Cabe suponer que parte de unos votos ocultos o indecisos pueden también ser de jóvenes menos entregados al fervor de la renovación. Las encuestas mostraron tendencias, pero habrá que confirmarlas con los votos. Estratos sociales como los de los que se designaban como tercera edad pueden participar en este afán renovador. Precisamente son los mayores consumidores televisivos y estarán también influidos, sin duda, por estas ganas de que todo, absolutamente todo, se transforme. Y no pretendo refugiarme en el cinismo lampedusiano. Ciertas experiencias vitales, sin embargo, conllevan también algo de sano escepticismo, remiten a un espíritu más crítico. No sólo las diferencias generacionales constituyen uno de los pilares sociales. Algunos se permiten dividir la sociedad española entre ricos y pobres (como en el siglo XVIII y anteriores) o los de arriba y abajo, aunque entre unos y otros sobrevuele una amplia gama de grises que cabría matizar en euros. Se ha desdramatizado aquella lucha de clases que profetizaba Karl Marx desde el obrerismo de su siglo XIX, pero las diferencias sociales subsisten. Quienes han abandonado la óptica política que diferenciaba derecha e izquierda buscan una alternativa, que tiende a calificarse como centro y que acaba atrayendo, como un agujero negro, al mundo político que lo rodea. Esta España centrista, que ya en su tiempo descubrió Adolfo Suárez, constituye el imán de todas las formaciones, porque este país se ha convertido en los últimos decenios afortunadamente en un espacio social que dominan las clases intermedias. En esta zona es donde buscan los votos los viejos y los nuevos partidos. Por fortuna, a diferencia de lo que sucede en Francia, aquí no ha prevalecido la xenofobia ni la extrema derecha. Falleció asfixiada por un PP que copa todo este amplio espectro político si entendemos que se mantiene en vigor la tradicional formulación de derecha e izquierda. Incluso Podemos, hija de IU, ha ido decantándose hacia fórmulas menos agresivas y más centristas.

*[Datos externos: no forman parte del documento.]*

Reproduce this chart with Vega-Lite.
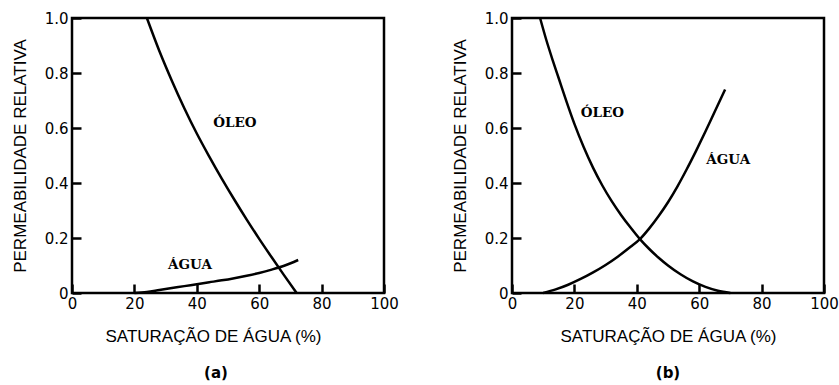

De lo que no cabe duda es de que el paisaje político que surja el próximo domingo será, en teoría, muy diferente. Las cuatro formaciones en liza –y los restos– se van a repartir los votos. Los partidos nacionalistas ya no volverán a ser el gozne sobre el que pivotaba el engranaje. El PNV seguirá en su camino y los partidos catalanes tratarán de descubrir el resquicio por el que obtener algún beneficio de unos resultados que se presentan, en teoría, complejos, porque andamos escasos en materia de pactos. Conviene admitir que existe también mucho desengaño entre votantes escarmentados por unas u otras razones. Es el desengaño de una sociedad que podríamos calificar, dando un considerable salto al vacío, como barroca, donde la apariencia cuenta más que la sustancia. El barroco, que tanto interesó al olvidado Eugeni D´Ors, es el fruto de una decadencia. Esta reiterada petición universal de cambio traduce insatisfacciones que pueden rastrearse incluso antes del advenimiento de aquella ya lejana II República. Ecos, como la regeneración a través de la educación que reclama Ciudadanos, vuelve a poner en primera línea a Joaquín Costa. Salvo el PP, el resto de formaciones pretenden impulsar una España nueva: otra transición, un proceso constituyente, un salto al federalismo. Pero antes habrá que empezar por remozar los presupuestos de 2016 y bajar a la dura realidad del día a día.